Nor is co-commenting the only way companies make their philanthropic spending work double time as an investment in political influence. In their 2020 study, Bertrand, Bombardini, Fisman, and Trebbi find that companies’ localized charitable giving fluctuated with the presence or absence of a politician in that district who could wield influence in Washington—following the same pattern as their contributions to politicians via PACs. (For more, read “How corporations use charitable giving to wield political influence.”)

A more generous take

A benign explanation for the co-commenting trend is that foundations’ donations free up resources at grantee institutions, such that the nonprofits have the time and expertise to share publicly, and officially, opinions that they already held—and may in fact have been what drew the companies’ or foundations’ interest in the first place.

That could be the case, yet the researchers find that the similarity between comments by grant-receiving nonprofits and those of the funding company grew after a donation not just relative to other nongrantee commenters, but in comparison with the nonprofit’s co-commentary when it had not recently received a grant.

The system depends on lobbyists offering competing perspectives to less-informed policy makers, who then use these opinions—choosing between them or finding a balance—to create rules and laws that they believe will best serve the public good. Analyzing these dynamics 30 years ago, Northwestern’s David Austen-Smith wrote, “the extent to which any information offered to alter [policy makers’] beliefs is effective depends on the credibility of the lobbyist to the legislator in question.” Quid pro quo arrangements will affect that credibility—but if policy makers are not aware that they exist, a theoretically efficient system can run off kilter.

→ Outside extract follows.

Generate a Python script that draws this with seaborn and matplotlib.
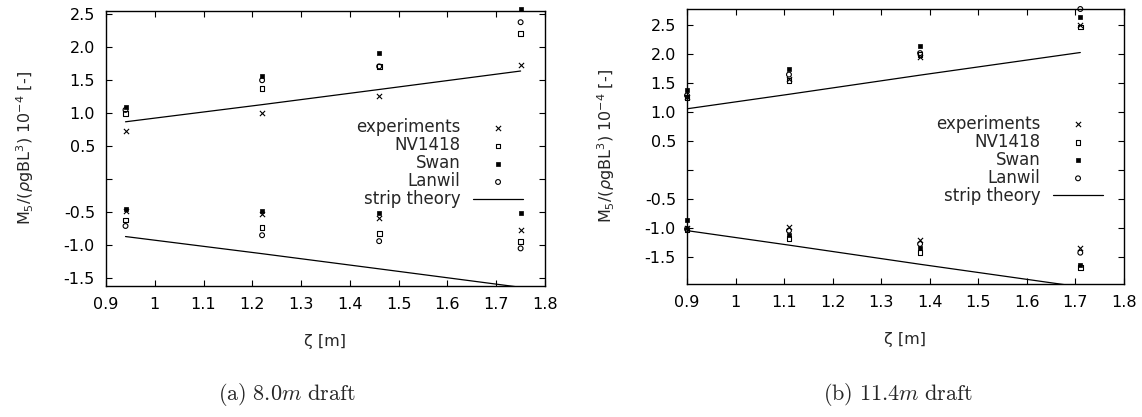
import numpy as np
import pandas as pd
import matplotlib
matplotlib.use("Agg")
import matplotlib.pyplot as plt
import seaborn as sns

# ---------------- data ----------------
# (a) 8.0 m draft
zeta_a = [0.94, 1.22, 1.46, 1.75]
exp_a_up = [0.73, 1.00, 1.26, 1.73]
exp_a_lo = [-0.48, -0.53, -0.59, -0.77]
nv_a_up = [1.00, 1.37, 1.71, 2.21]
nv_a_lo = [-0.62, -0.73, -0.82, -0.94]
swan_a_up = [1.09, 1.56, 1.91, 2.58]
swan_a_lo = [-0.45, -0.48, -0.52, -0.51]
lw_a_up = [1.05, 1.50, 1.71, 2.38]
lw_a_lo = [-0.71, -0.85, -0.94, -1.05]
strip_a_up = [0.87, 1.13, 1.36, 1.64]
strip_a_lo = [-0.87, -1.13, -1.36, -1.64]

# (b) 11.4 m draft
zeta_b = [0.90, 1.11, 1.38, 1.71]
exp_b_up = [1.26, 1.57, 1.94, 2.50]
exp_b_lo = [-1.00, -0.98, -1.21, -1.35]
nv_b_up = [1.24, 1.54, 1.99, 2.46]
nv_b_lo = [-1.04, -1.18, -1.43, -1.68]
swan_b_up = [1.38, 1.74, 2.14, 2.63]
swan_b_lo = [-0.87, -1.12, -1.35, -1.65]
lw_b_up = [1.28, 1.64, 2.01, 2.77]
lw_b_lo = [-1.02, -1.05, -1.28, -1.43]
strip_b_up = [1.05, 1.30, 1.63, 2.02]
strip_b_lo = [-1.05, -1.30, -1.63, -2.02]

series_names = ["experiments", "NV1418", "Swan", "Lanwil"]
xticks = [0.9, 1.0, 1.1, 1.2, 1.3, 1.4, 1.5, 1.6, 1.7, 1.8]
xticklabels = ["0.9", "1", "1.1", "1.2", "1.3", "1.4", "1.5", "1.6", "1.7", "1.8"]
yticks = [-1.5, -1.0, -0.5, 0.0, 0.5, 1.0, 1.5, 2.0, 2.5]
yticklabels = ["-1.5", "-1.0", "-0.5", "", "0.5", "1.0", "1.5", "2.0", "2.5"]
captions = [r"$\mathrm{(a)\ 8.0}m\mathrm{\ draft}$", r"$\mathrm{(b)\ 11.4}m\mathrm{\ draft}$"]
xlabel = "ζ [m]"
ylabel = r"M$_5$/($\rho$gBL$^3$) 10$^{-4}$ [-]"

# ---------------- style ----------------
sns.set_style("ticks")
plt.rcParams["font.family"] = ["DejaVu Sans"]
plt.rcParams["mathtext.fontset"] = "dejavusans"

def make_df(z, groups):
    rows = []
    for name, (up, lo) in groups.items():
        for zz, v in zip(z, up):
            rows.append((zz, v, name, "up"))
        for zz, v in zip(z, lo):
            rows.append((zz, v, name, "lo"))
    return pd.DataFrame(rows, columns=["zeta", "M", "series", "branch"])

df_a = make_df(zeta_a, {"experiments": (exp_a_up, exp_a_lo), "NV1418": (nv_a_up, nv_a_lo),
                        "Swan": (swan_a_up, swan_a_lo), "Lanwil": (lw_a_up, lw_a_lo),
                        "strip theory": (strip_a_up, strip_a_lo)})
df_b = make_df(zeta_b, {"experiments": (exp_b_up, exp_b_lo), "NV1418": (nv_b_up, nv_b_lo),
                        "Swan": (swan_b_up, swan_b_lo), "Lanwil": (lw_b_up, lw_b_lo),
                        "strip theory": (strip_b_up, strip_b_lo)})

marker_kws = {
    "experiments": dict(marker="x", color="black", s=14, linewidth=0.8),
    "NV1418": dict(marker="s", facecolors="none", edgecolors="black", s=12, linewidth=0.8),
    "Swan": dict(marker="s", color="black", edgecolors="black", s=12, linewidth=0.5),
    "Lanwil": dict(marker="o", facecolors="none", edgecolors="black", s=12, linewidth=0.8),
}

fig = plt.figure(figsize=(11.42, 4.17), dpi=100)
ax_a = fig.add_axes([106 / 1142, 1 - 286 / 417, 439 / 1142, 275 / 417])
ax_b = fig.add_axes([687 / 1142, 1 - 284 / 417, 437 / 1142, 275 / 417])

panels = [(ax_a, df_a, (-1.62, 2.55), (0.95, 0.446)),
          (ax_b, df_b, (-1.97, 2.77), (0.952, 0.452))]

for ax, df, ylim, legpos in panels:
    for name in series_names:
        sub = df[df.series == name]
        sns.scatterplot(data=sub, x="zeta", y="M", ax=ax, label=name,
                        clip_on=False, zorder=3, legend=False, **marker_kws[name])
    st = df[df.series == "strip theory"]
    sns.lineplot(data=st[st.branch == "up"], x="zeta", y="M", ax=ax, color="black",
                 lw=0.9, label="strip theory", legend=False)
    sns.lineplot(data=st[st.branch == "lo"], x="zeta", y="M", ax=ax, color="black",
                 lw=0.9, legend=False)
    ax.set_xlim(0.9, 1.8)
    ax.set_ylim(*ylim)
    ax.set_xticks(xticks)
    ax.set_xticklabels(xticklabels)
    ax.set_yticks(yticks)
    ax.set_yticklabels(yticklabels)
    ax.tick_params(direction="in", top=True, right=True, length=4, width=0.8,
                   labelsize=11.5, pad=8, colors="black")
    for sp in ax.spines.values():
        sp.set_linewidth(1.0)
        sp.set_color("black")
    ax.set_xlabel(xlabel, fontsize=11.5)
    ax.set_ylabel(ylabel, fontsize=11.5)
    ax.xaxis.set_label_coords(0.5, -0.175)
    ax.yaxis.set_label_coords(-0.16, 0.5)
    handles, labels = ax.get_legend_handles_labels()
    order = ["experiments", "NV1418", "Swan", "Lanwil", "strip theory"]
    hmap = dict(zip(labels, handles))
    ax.legend([hmap[o] for o in order], order, loc="center right", bbox_to_anchor=legpos,
              markerfirst=False, frameon=False, fontsize=12, handlelength=3.0,
              handletextpad=0.75, labelspacing=0.0, borderpad=0, borderaxespad=0,
              scatterpoints=1)

plt.rcParams["mathtext.fontset"] = "cm"
fig.text(287 / 1142, 1 - 395 / 417, captions[0], ha="center", va="center", fontsize=16)
fig.text(898 / 1142, 1 - 395 / 417, captions[1], ha="center", va="center", fontsize=16)

fig.savefig("out.png", dpi=100, facecolor="white")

This sort of damage could be ameliorated through disclosure, argue Bertrand, Bombardini, Fisman, Hackinen, and Trebbi: if regulators understood the links between companies and the nonprofits they support—and if doing so did not require navigating and cross-referencing multiple data sets and building custom machine-learning algorithms, as the researchers undertook—regulators could apply appropriate discounts to the opinions of potentially compromised parties, and take at face value the opinions of other groups.

Companies may well resist greater transparency. The researchers cite an internal email written by a Monsanto executive in 2010 about plans to fund a grantee that would advocate for genetically modified technologies and counter any scientific concerns or proposed additional regulation. “The key,” the executive wrote, “will be keeping Monsanto in the background so as not to harm the credibility of the information.”

Among the biotech products in Monsanto’s portfolio were those modified to be resistant to glyphosate, the key ingredient in its controversial herbicide Roundup. Chemical company Bayer bought Monsanto in 2018, and a spokesperson issued a statement saying that any interactions the company had with regulators regarding glyphosate “have been professional, appropriate, and grounded in the extensive body of science that supports both its safety and non-carcinogenicity.”

As for philanthropists themselves, they might also benefit from opacity, judging by the bipartisan resistance to other proposed reforms, such as no longer allowing foundations to count family members’ salaries and travel expenses toward their minimum annual charitable distributions.

And nonprofits will have their opinions on transparency around funding too. But given donors’ thoughts on the matter alongside the empirical evidence of influence peddling by philanthropic proxy, policy makers would be forgiven for taking at least some of these with a grain of salt.